É uma das tarefas mais complexas de desapego ter que desocupar um imóvel quando pai ou mãe morre. Pois é uma limpeza terceirizada e intrusa.
Você não tem o olhar de quem partiu para selecionar o que é importante. O que está lá, se não foi descartado em vida, é fundamental para aquele que morava ali.
É um desmoronamento de objetos, uma avalanche de detalhes, que você não tem ideia de como dar conta ou onde colocar.
Abre os armários e vêm livros anotados, diários, cadernos de estudos, diplomas, certificados de cursos, passaporte, correspondências trocadas entre amigos, postais, fotografias.
Nunca passou pela sua cabeça e pelo seu coração que existia tanta tralha, tanto acúmulo de vivências. Nunca sofreu assim com seus próprios fretes e mudanças. Neles, poderia jogar algo fora sem dó nem piedade. Aqui, agora, de modo nenhum. Não se trata de suas escolhas: cada item geme ao seu toque, como se, dentro dele, houvesse dobradiças enferrujadas.
Não percebe que já se encontra sentado no chão durante horas, analisando folha por folha, tentando se encaixar naquela biografia, tentando esperar o momento de seu nascimento.
Não pode desovar as gavetas e fazer uma fogueira.
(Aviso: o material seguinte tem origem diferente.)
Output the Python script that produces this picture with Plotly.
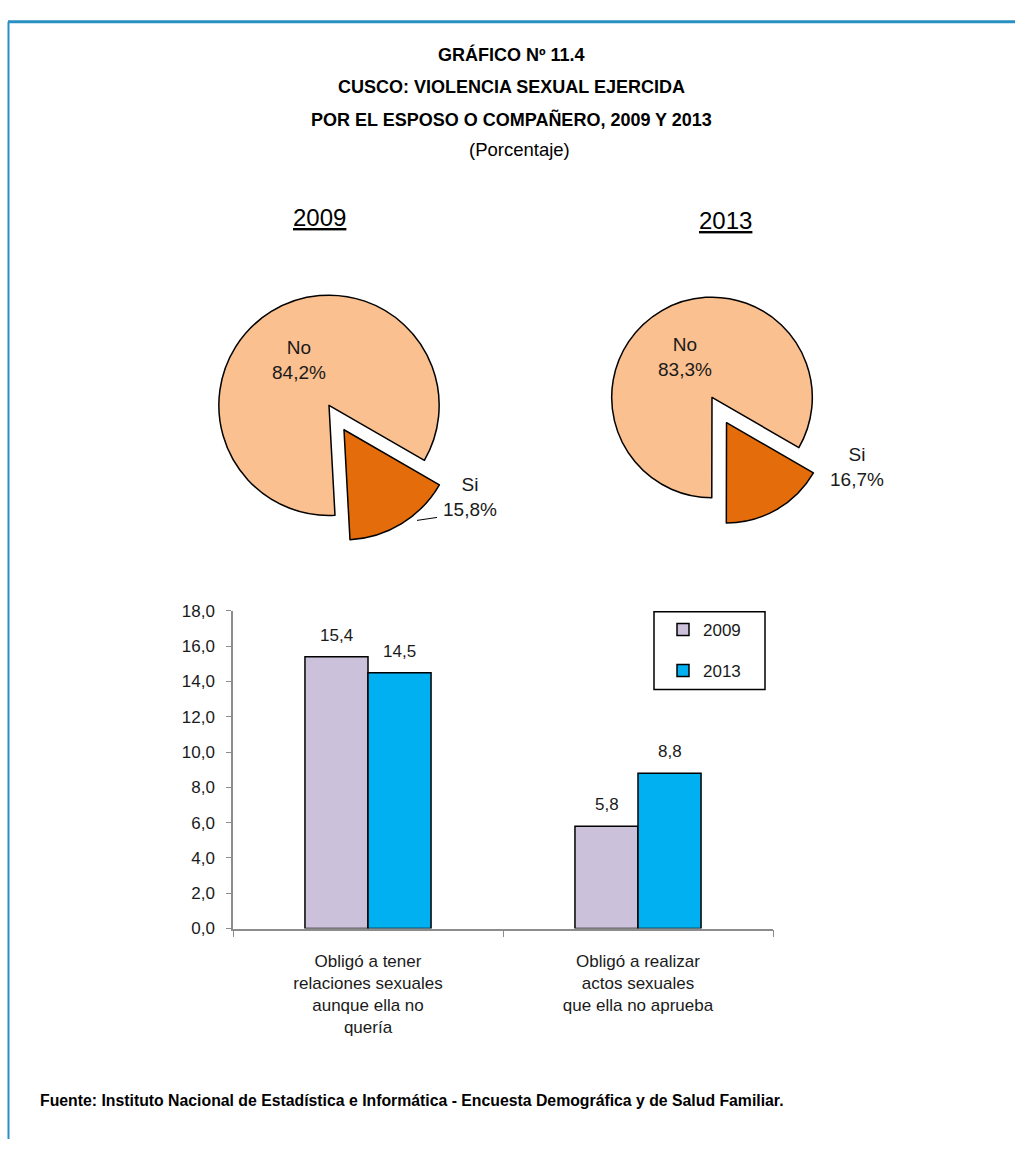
import plotly.graph_objects as go

W, H = 1015, 1149
FONT = "Liberation Sans, Arial, sans-serif"
TXT = "#1a1a1a"

# ---------------- data ----------------
pie_labels = ["Si", "No"]
pie_2009 = [15.8, 84.2]
pie_2013 = [16.7, 83.3]
pie_colors = ["#E46C0A", "#FAC090"]

bar_categories = [
    "Obligó a tener<br>relaciones sexuales<br>aunque ella no<br>quería",
    "Obligó a realizar<br>actos sexuales<br>que ella no aprueba",
]
bar_2009 = [15.4, 5.8]
bar_2013 = [14.5, 8.8]
series_names = ["2009", "2013"]
bar_colors = ["#CCC1DA", "#00B0F0"]
y_tick_vals = [0, 2, 4, 6, 8, 10, 12, 14, 16, 18]

title_lines = ["GRÁFICO Nº 11.4", "CUSCO: VIOLENCIA SEXUAL EJERCIDA",
               "POR EL ESPOSO O COMPAÑERO, 2009 Y 2013"]
subtitle = "(Porcentaje)"
source = ("Fuente: Instituto Nacional de Estadística e Informática - "
          "Encuesta Demográfica y de Salud Familiar.")


def px(x):
    return x / W


def py(y):
    return 1 - y / H


def pie_domain(cx, cy, r, pull):
    half = r * (1 + pull)
    return dict(x=[px(cx - half), px(cx + half)], y=[py(cy + half), py(cy - half)])


def fmt(v):
    return f"{v:.1f}".replace(".", ",")


def note(text, x, y, size, xanchor="center", color=TXT):
    return dict(text=text, x=px(x), y=py(y), xref="paper", yref="paper",
                xanchor=xanchor, yanchor="middle", showarrow=False,
                font=dict(size=size, family=FONT, color=color))


fig = go.Figure()

pies = [
    (pie_2009, dict(cx=329, cy=403, r=112, pull=0.26)),
    (pie_2013, dict(cx=712, cy=395, r=102, pull=0.29)),
]
for vals, g in pies:
    fig.add_trace(go.Pie(
        labels=pie_labels, values=vals, sort=False, direction="clockwise",
        rotation=120, pull=[g["pull"], 0],
        marker=dict(colors=pie_colors, line=dict(color="#000000", width=1.5)),
        textinfo="none", hoverinfo="label+percent", showlegend=False,
        domain=pie_domain(g["cx"], g["cy"], g["r"], g["pull"]),
    ))

# bars
for name, vals, col in zip(series_names, [bar_2009, bar_2013], bar_colors):
    fig.add_trace(go.Bar(
        x=bar_categories, y=vals, name=name, legendgroup=name,
        marker=dict(color=col, line=dict(color="#000000", width=1.5)),
        xaxis="x", yaxis="y",
    ))

annotations = []
# titles
for txt, y in zip(title_lines, [46, 79, 112]):
    annotations.append(note(f"<b>{txt}</b>", 512, y, 18, color="#000"))
annotations.append(note(subtitle, 519, 143, 18.5, color="#000"))
# year headings
for yr, x, y in [("2009", 319, 212), ("2013", 725, 215)]:
    annotations.append(note(f"<u>{yr}</u>", x, y, 24, color="#000"))
# pie labels
pie_label_pos = [((299, 357), (470, 496)), ((685, 354), (857, 466))]
for vals, (no_pos, si_pos) in zip([pie_2009, pie_2013], pie_label_pos):
    for lab, v, pos in [(pie_labels[1], vals[1], no_pos), (pie_labels[0], vals[0], si_pos)]:
        annotations.append(note(f"{lab}<br>{fmt(v)}%", pos[0], pos[1], 19))
# bar value labels
for vals, shift in [(bar_2009, -31.5), (bar_2013, 31.5)]:
    for cat, v in zip(bar_categories, vals):
        annotations.append(dict(text=fmt(v), x=cat, y=v, xref="x", yref="y", xshift=shift,
                                yshift=10, xanchor="center", yanchor="bottom", showarrow=False,
                                font=dict(size=17, family=FONT, color=TXT)))
# source
annotations.append(note(f"<b>{source}</b>", 38, 1110, 15.8, xanchor="left", color="#000"))

BLUE = "#2A8FC1"
shapes = [
    dict(type="line", xref="paper", yref="paper", x0=px(8), x1=1, y0=py(13), y1=py(13),
         line=dict(color=BLUE, width=3)),
    dict(type="line", xref="paper", yref="paper", x0=px(8.5), x1=px(8.5), y0=0, y1=py(13),
         line=dict(color=BLUE, width=2)),
    # leader line for the 2009 "Si" label
    dict(type="line", xref="paper", yref="paper", x0=px(417), x1=px(437), y0=py(520), y1=py(517),
         line=dict(color="#000", width=1)),
    # legend frame
    dict(type="rect", xref="paper", yref="paper", x0=px(654), x1=px(765), y0=py(692), y1=py(613),
         line=dict(color="#000", width=1.5), fillcolor="rgba(0,0,0,0)"),
]

fig.update_layout(
    width=W, height=H, autosize=False,
    margin=dict(l=0, r=0, t=0, b=0),
    paper_bgcolor="white", plot_bgcolor="white",
    separators=",.",
    font=dict(family=FONT, color=TXT),
    barmode="group", bargap=0.533, bargroupgap=0,
    xaxis=dict(domain=[px(233), px(773)], showline=True, linecolor="#8c8c8c", linewidth=1.5,
               ticks="outside", tickson="boundaries", ticklen=7, tickcolor="#8c8c8c",
               showgrid=False, ticklabelstandoff=16,
               tickfont=dict(size=17, family=FONT, color=TXT), anchor="y"),
    yaxis=dict(domain=[py(935), py(612)], range=[0, 18], tickvals=y_tick_vals,
               tickformat=".1f", showline=True, linecolor="#8c8c8c", linewidth=1.5,
               ticks="outside", ticklen=5, tickcolor="#8c8c8c", showgrid=False, zeroline=False,
               ticklabelstandoff=8,
               tickfont=dict(size=17, family=FONT, color=TXT), anchor="x"),
    legend=dict(x=px(663), y=py(613), xanchor="left", yanchor="top", borderwidth=0,
                bgcolor="rgba(0,0,0,0)", tracegroupgap=16,
                font=dict(size=17, family=FONT, color=TXT)),
    annotations=annotations,
    shapes=shapes,
)

fig.write_html("out.html", config={"displayModeBar": False},
               post_script="document.body.style.margin='0';")
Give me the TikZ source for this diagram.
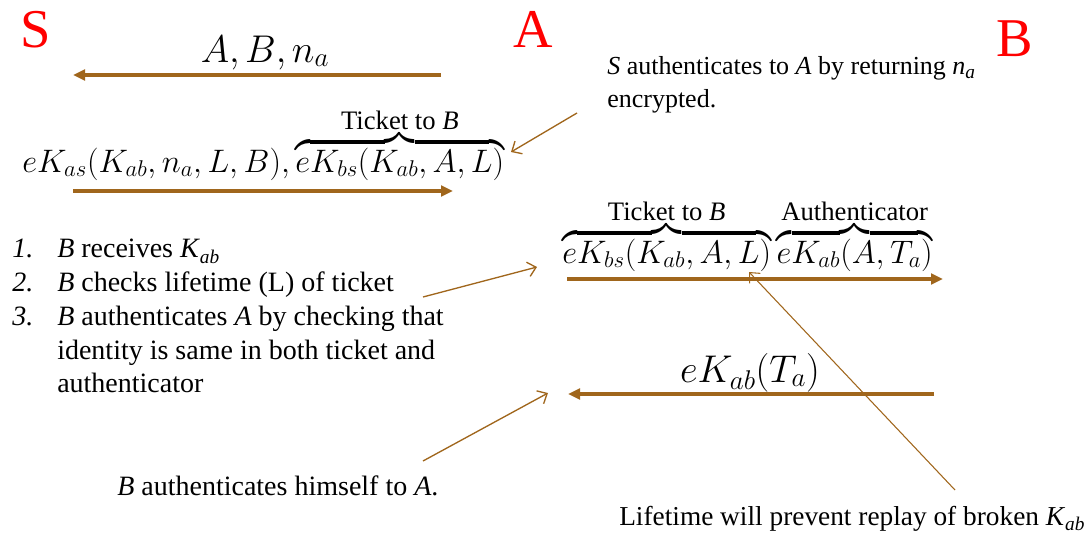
\documentclass[tikz,border=0pt]{standalone}
\usepackage{amsmath}
\usepackage{fontspec}
\newfontfamily\tms{LiberationSerif}[Extension=.ttf,UprightFont=*-Regular,ItalicFont=*-Italic,BoldFont=*-Bold,BoldItalicFont=*-BoldItalic]
\DeclareFontShape{OML}{cmm}{m}{it}{<-6>cmmi5<6-7>cmmi6<7-8>cmmi7<8-9>cmmi8<9-10>cmmi9<10-12>cmmi10<12->cmmi12}{}
\DeclareFontShape{OT1}{cmr}{m}{n}{<-6>cmr5<6-7>cmr6<7-8>cmr7<8-9>cmr8<9-10>cmr9<10-12>cmr10<12-17>cmr12<17->cmr17}{}
\usetikzlibrary{arrows.meta}
\definecolor{msgbrown}{HTML}{A0661C}
\definecolor{partyred}{HTML}{FF0000}
\newcommand{\itsub}[2]{\textit{#1}\raisebox{-.4ex}{\fontsize{14.5}{14.5}\selectfont\textit{#2}}}
\newcommand{\bracelab}[1]{\hbox{\tms\fontsize{20}{20}\selectfont #1}}

\begin{document}
\begin{tikzpicture}[x=.75pt,y=-.75pt,
  party/.style={text=partyred,font=\tms\fontsize{41}{41}\selectfont,inner sep=0pt,anchor=base west},
  msg/.style={font=\fontsize{24.4}{28}\selectfont,inner sep=0pt},
  bigmsg/.style={msg,font=\fontsize{29}{34}\selectfont},
  note/.style={font=\tms\fontsize{21}{25.3}\selectfont,inner sep=0pt,anchor=base west,align=left},
  msgarrow/.style={draw=msgbrown,line width=2.4pt,-{Triangle[length=9pt,width=8pt]}},
  notearrow/.style={draw=msgbrown,line width=1pt,-{Straight Barb[length=6pt,width=11pt]}}]
  \useasboundingbox (0,0) rectangle (1090,533);
  \node[party] (S) at (20,47) {S};
  \node[party] (A) at (513,47) {A};
  \node[party] (B) at (996,56) {B};

  \node[bigmsg,anchor=base] (m1) at (265,62) {$A,B,n_a$};
  \coordinate (m1from) at (441,75);
  \coordinate (m1to) at (73,75);
  \draw[msgarrow] (m1from) -- (m1to);

  \node[msg,anchor=base west] (m2) at (22,172)
    {$eK_{as}(K_{ab},n_a,L,B),\overbrace{eK_{bs}(K_{ab},A,L)}^{\bracelab{Ticket to \textit{B}}}$};
  \coordinate (m2from) at (73,191);
  \coordinate (m2to) at (453,191);
  \draw[msgarrow] (m2from) -- (m2to);

  \node[msg,anchor=base west] (m3) at (562,263)
    {$\overbrace{eK_{bs}(K_{ab},A,L)}^{\bracelab{Ticket to \textit{B}}}
      \overbrace{eK_{ab}(A,T_a)}^{\bracelab{Authenticator}}$};
  \coordinate (m3from) at (567,279);
  \coordinate (m3to) at (943,279);
  \draw[msgarrow] (m3from) -- (m3to);

  \node[bigmsg,anchor=base] (m4) at (750,382) {$eK_{ab}(T_a)$};
  \coordinate (m4from) at (934,394);
  \coordinate (m4to) at (568,394);
  \draw[msgarrow] (m4from) -- (m4to);

  \node[note,font=\tms\fontsize{19.5}{24.7}\selectfont] (nonce) at (607,107)
    {\textit{S} authenticates to \textit{A} by returning \itsub{n}{a}\\encrypted.};
  \coordinate (noncefrom) at (577,113);
  \coordinate (nonceto) at (511,152);
  \draw[notearrow] (noncefrom) -- (nonceto);

  \node[note,anchor=north west] (checks) at (12,234)
    {\begin{tabular}{@{}p{33.75pt}@{}l@{}}
      \textit{1.} & \textit{B} receives \itsub{K}{ab}\\
      \textit{2.} & \textit{B} checks lifetime (L) of ticket\\
      \textit{3.} & \textit{B} authenticates \textit{A} by checking that\\
                  & identity is same in both ticket and\\
                  & authenticator
    \end{tabular}};
  \coordinate (checksfrom) at (423,297);
  \coordinate (checksto) at (537,267);
  \draw[notearrow] (checksfrom) -- (checksto);

  \node[note] (himself) at (117,495) {\textit{B} authenticates himself to \textit{A}.};
  \coordinate (himselffrom) at (423,461);
  \coordinate (himselfto) at (548,393);
  \draw[notearrow] (himselffrom) -- (himselfto);

  \node[note,font=\tms\fontsize{20.5}{24}\selectfont] (replay) at (619,525)
    {Lifetime will prevent replay of broken \itsub{K}{ab}};
  \coordinate (replayfrom) at (955,490);
  \coordinate (replayto) at (749,272);
  \draw[notearrow,line width=.8pt] (replayfrom) -- (replayto);
\end{tikzpicture}
\end{document}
Está mexendo nos sonhos e nas esperanças de uma pessoa predileta. É o seu pai, é a sua mãe, não é qualquer um.
A triagem exige paciência para não descartar injustamente um fato marcante, um talismã, uma preciosidade individual.
Existe uma curiosidade para ler tudo e descobrir informações novas do falecido ou falecida. Ao mesmo tempo, arca com a pressa característica da dor para não se prender ao passado, para não se afogar nas lembranças e despertar traumas e medos.
É capaz de reservar dez por cento, vinte por cento do material encontrado para sua casa, aquilo que combina com o seu gosto ou com o seu temperamento. Diante do resto, você ficará desorientado para decidir um destino.
Há um violão e você não toca, há um teclado e você não usa, há aparelhos de glicose e de pressão de que você não tem necessidade, há uma decoração de vasos e cristais que são do século passado e você não tem noção do valor.
Para ser fiel ao inventário e definir um fim digno àquele conjunto infinito de peças, conquistado à base do suor e do trabalho de alguém, deveria largar o emprego e se transformar num brechó, pesquisando preços e anunciando na internet.
Essa opção não é viável. Não desfruta de tamanha liberdade de horários.
É uma sensação estranha, hostil, de pegar o que não é seu, mesmo que seja seu por direito de herança.
E também dói vender uma relíquia emocional. Dói se desfazer do que já foi essencial a uma existência.
Experimenta uma confusão de sentimentos, um emaranhado de emoções, um novelo perdido nas patas do caos.
Você separa o radinho de pilha que servia para ouvir futebol e notícias, separa o gravador retrô, separa o três em um fora de linha e, de repente, começa a achar que está roubando-os de seu ente querido. É uma sensação estranha, hostil, de pegar o que não é seu, mesmo que seja seu por direito de herança.
Fogão, geladeira, micro-ondas e sofá, o que forma o mobiliário comum não lhe provoca constrangimento de passá-lo adiante aos mais necessitados. A doação elimina a culpa.
O embargo decorre do legado emocional do acervo: da caligrafia, da devoção por trás da aparência, do amor escondido na usura.
Como se você estivesse matando seus pais pela segunda vez.
Por isso, as múmias no Antigo Egito eram enterradas com os seus pertences.